** Begin Dataset excerpt **
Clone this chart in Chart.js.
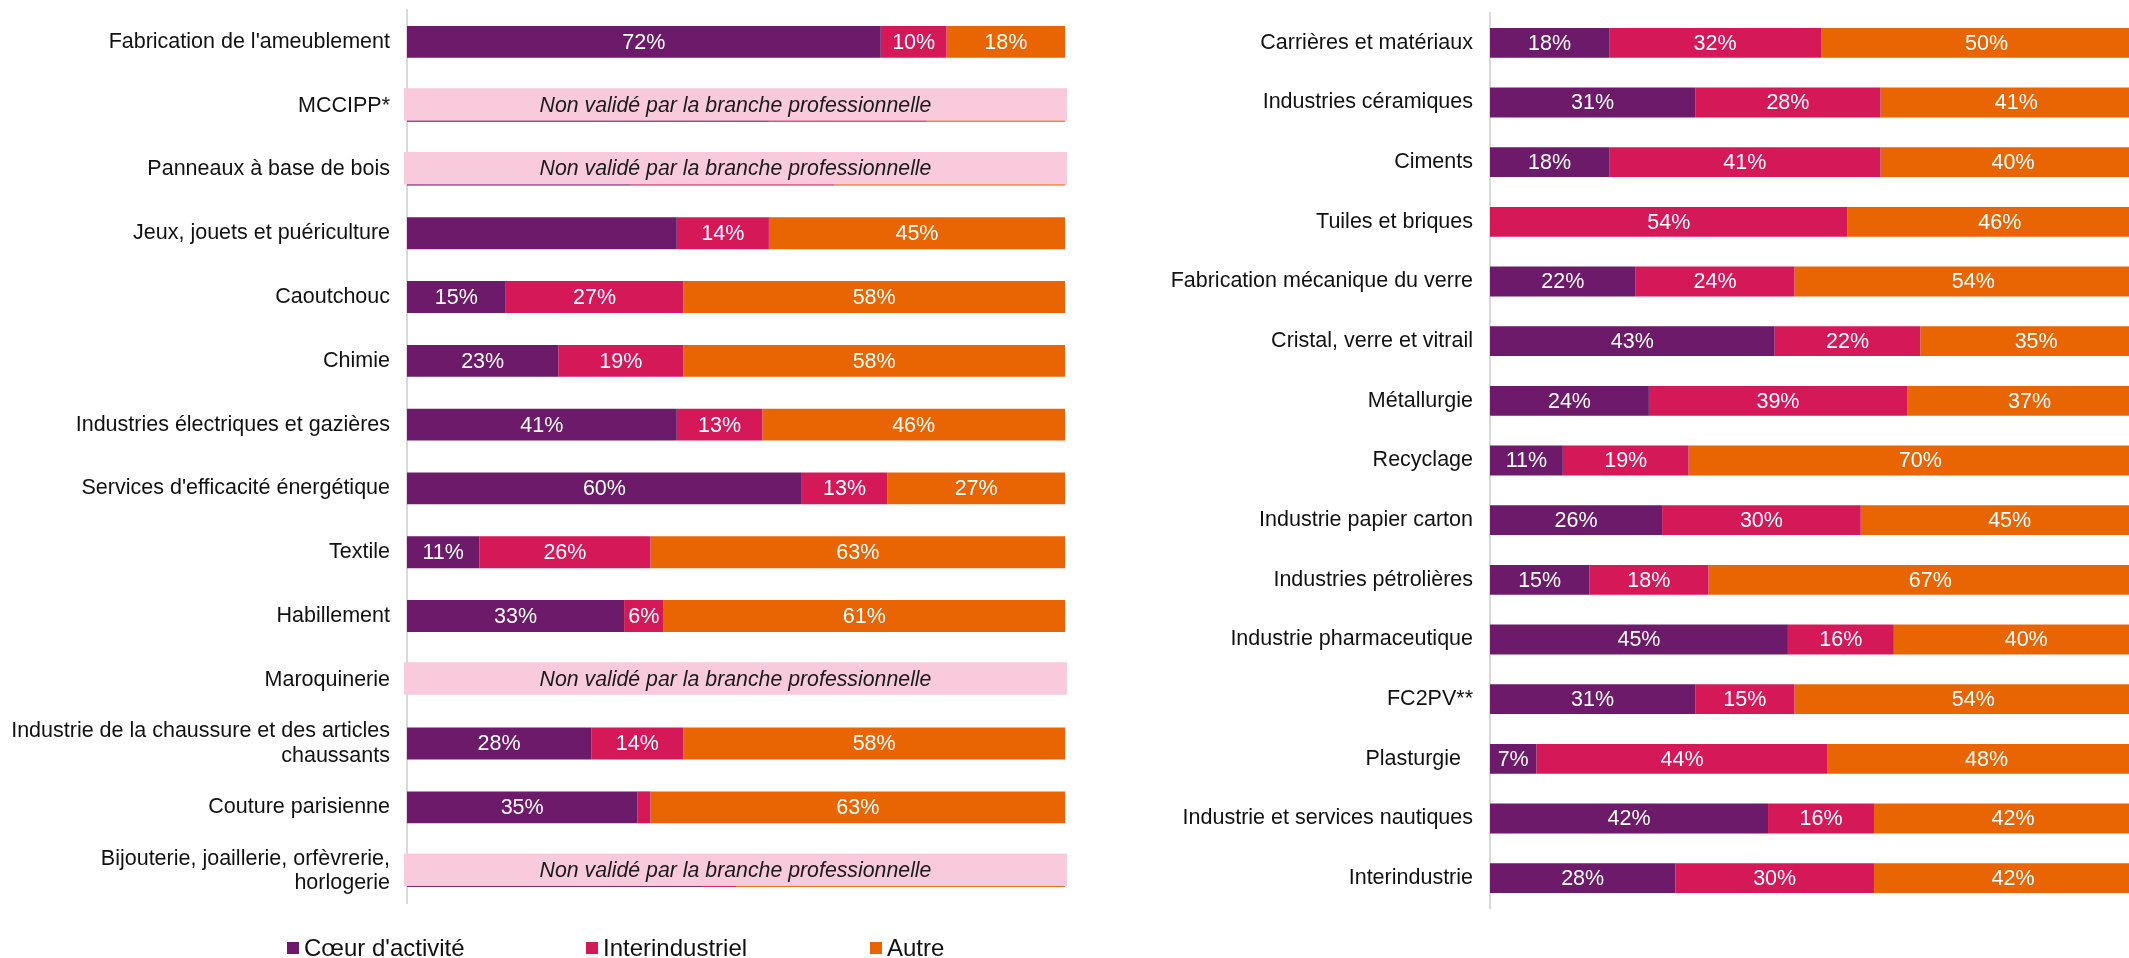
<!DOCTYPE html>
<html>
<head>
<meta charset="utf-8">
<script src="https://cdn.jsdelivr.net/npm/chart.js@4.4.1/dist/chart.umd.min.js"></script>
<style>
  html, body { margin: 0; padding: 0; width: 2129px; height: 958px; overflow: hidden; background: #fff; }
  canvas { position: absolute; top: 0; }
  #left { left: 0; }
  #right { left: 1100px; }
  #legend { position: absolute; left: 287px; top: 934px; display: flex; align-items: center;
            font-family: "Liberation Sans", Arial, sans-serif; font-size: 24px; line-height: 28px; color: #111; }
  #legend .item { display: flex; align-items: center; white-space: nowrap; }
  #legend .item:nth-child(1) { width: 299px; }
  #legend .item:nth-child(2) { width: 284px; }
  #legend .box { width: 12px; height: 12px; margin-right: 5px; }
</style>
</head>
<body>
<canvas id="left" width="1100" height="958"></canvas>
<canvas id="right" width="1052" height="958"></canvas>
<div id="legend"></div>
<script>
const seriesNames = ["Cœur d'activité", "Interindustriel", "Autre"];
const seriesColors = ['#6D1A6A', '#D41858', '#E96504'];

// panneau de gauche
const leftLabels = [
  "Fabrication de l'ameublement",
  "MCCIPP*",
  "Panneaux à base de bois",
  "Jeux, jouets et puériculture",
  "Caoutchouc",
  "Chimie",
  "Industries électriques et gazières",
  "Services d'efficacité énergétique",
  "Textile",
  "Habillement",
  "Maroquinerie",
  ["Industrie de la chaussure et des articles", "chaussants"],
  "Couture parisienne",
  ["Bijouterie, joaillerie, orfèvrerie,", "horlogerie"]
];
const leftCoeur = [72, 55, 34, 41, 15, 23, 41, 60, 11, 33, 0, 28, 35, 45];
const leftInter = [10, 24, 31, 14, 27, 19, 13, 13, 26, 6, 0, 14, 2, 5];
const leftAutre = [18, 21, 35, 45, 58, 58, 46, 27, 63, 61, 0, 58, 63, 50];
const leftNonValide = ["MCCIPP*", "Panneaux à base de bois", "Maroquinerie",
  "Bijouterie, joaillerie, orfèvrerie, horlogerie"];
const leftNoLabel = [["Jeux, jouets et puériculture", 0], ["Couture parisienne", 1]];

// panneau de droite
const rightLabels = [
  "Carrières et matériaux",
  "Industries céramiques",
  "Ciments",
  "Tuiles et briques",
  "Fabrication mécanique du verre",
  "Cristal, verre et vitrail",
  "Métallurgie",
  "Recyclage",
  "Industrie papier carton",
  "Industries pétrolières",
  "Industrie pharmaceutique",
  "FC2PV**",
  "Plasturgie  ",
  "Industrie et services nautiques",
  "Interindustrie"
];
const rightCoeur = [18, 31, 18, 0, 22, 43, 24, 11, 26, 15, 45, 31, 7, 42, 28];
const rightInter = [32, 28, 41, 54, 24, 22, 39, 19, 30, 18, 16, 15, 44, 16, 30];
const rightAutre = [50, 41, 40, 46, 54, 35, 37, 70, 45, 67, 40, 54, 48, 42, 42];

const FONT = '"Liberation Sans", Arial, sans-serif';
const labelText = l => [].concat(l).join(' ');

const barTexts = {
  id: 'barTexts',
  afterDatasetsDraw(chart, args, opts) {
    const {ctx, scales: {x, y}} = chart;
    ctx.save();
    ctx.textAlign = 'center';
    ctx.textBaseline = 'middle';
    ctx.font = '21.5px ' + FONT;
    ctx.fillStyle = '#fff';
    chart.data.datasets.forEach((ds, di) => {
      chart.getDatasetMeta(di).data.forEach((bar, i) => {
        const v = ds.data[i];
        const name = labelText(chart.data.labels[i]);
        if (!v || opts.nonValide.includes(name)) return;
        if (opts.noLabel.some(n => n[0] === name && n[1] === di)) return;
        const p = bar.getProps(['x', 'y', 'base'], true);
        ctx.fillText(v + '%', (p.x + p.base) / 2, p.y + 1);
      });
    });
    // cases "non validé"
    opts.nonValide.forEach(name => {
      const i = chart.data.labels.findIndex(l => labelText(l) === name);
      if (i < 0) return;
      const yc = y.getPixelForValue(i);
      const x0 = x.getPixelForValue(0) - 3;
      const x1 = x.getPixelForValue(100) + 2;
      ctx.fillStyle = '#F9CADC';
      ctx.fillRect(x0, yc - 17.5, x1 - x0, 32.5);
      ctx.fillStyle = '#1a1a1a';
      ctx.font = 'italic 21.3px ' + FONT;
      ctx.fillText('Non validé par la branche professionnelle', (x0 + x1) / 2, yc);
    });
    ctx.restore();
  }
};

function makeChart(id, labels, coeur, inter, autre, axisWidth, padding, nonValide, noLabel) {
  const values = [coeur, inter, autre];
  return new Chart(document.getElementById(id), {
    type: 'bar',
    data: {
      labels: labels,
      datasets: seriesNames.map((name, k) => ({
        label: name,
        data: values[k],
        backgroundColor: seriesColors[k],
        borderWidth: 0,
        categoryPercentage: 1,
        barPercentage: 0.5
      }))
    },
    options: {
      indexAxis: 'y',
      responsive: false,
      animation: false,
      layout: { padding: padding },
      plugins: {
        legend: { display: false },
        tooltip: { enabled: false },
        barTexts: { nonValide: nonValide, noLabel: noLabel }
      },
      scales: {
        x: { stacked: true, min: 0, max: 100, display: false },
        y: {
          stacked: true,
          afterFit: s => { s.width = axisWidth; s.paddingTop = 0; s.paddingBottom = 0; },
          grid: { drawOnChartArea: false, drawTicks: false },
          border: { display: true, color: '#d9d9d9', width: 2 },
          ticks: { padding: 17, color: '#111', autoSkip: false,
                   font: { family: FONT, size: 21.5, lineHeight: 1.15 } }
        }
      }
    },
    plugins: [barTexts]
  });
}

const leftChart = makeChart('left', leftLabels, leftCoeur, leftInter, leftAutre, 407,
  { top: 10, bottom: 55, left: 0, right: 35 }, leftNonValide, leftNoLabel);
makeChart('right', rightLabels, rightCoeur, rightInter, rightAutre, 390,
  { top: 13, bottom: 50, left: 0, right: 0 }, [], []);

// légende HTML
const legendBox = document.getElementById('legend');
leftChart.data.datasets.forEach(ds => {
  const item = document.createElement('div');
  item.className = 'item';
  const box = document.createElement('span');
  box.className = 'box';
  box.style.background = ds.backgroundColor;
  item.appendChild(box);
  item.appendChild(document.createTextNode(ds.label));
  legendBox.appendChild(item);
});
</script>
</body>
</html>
** End Dataset excerpt **
__The exercise__: Pictures are excluded; extract exactly the lines from the start of the data through the line that holds "const seriesColors = ['#6D1A6A', '#D41858', '#E96504'];", both ends included.

__Problem solution__:
Clone this chart in Chart.js.
<!DOCTYPE html>
<html>
<head>
<meta charset="utf-8">
<script src="https://cdn.jsdelivr.net/npm/chart.js@4.4.1/dist/chart.umd.min.js"></script>
<style>
  html, body { margin: 0; padding: 0; width: 2129px; height: 958px; overflow: hidden; background: #fff; }
  canvas { position: absolute; top: 0; }
  #left { left: 0; }
  #right { left: 1100px; }
  #legend { position: absolute; left: 287px; top: 934px; display: flex; align-items: center;
            font-family: "Liberation Sans", Arial, sans-serif; font-size: 24px; line-height: 28px; color: #111; }
  #legend .item { display: flex; align-items: center; white-space: nowrap; }
  #legend .item:nth-child(1) { width: 299px; }
  #legend .item:nth-child(2) { width: 284px; }
  #legend .box { width: 12px; height: 12px; margin-right: 5px; }
</style>
</head>
<body>
<canvas id="left" width="1100" height="958"></canvas>
<canvas id="right" width="1052" height="958"></canvas>
<div id="legend"></div>
<script>
const seriesNames = ["Cœur d'activité", "Interindustriel", "Autre"];
const seriesColors = ['#6D1A6A', '#D41858', '#E96504'];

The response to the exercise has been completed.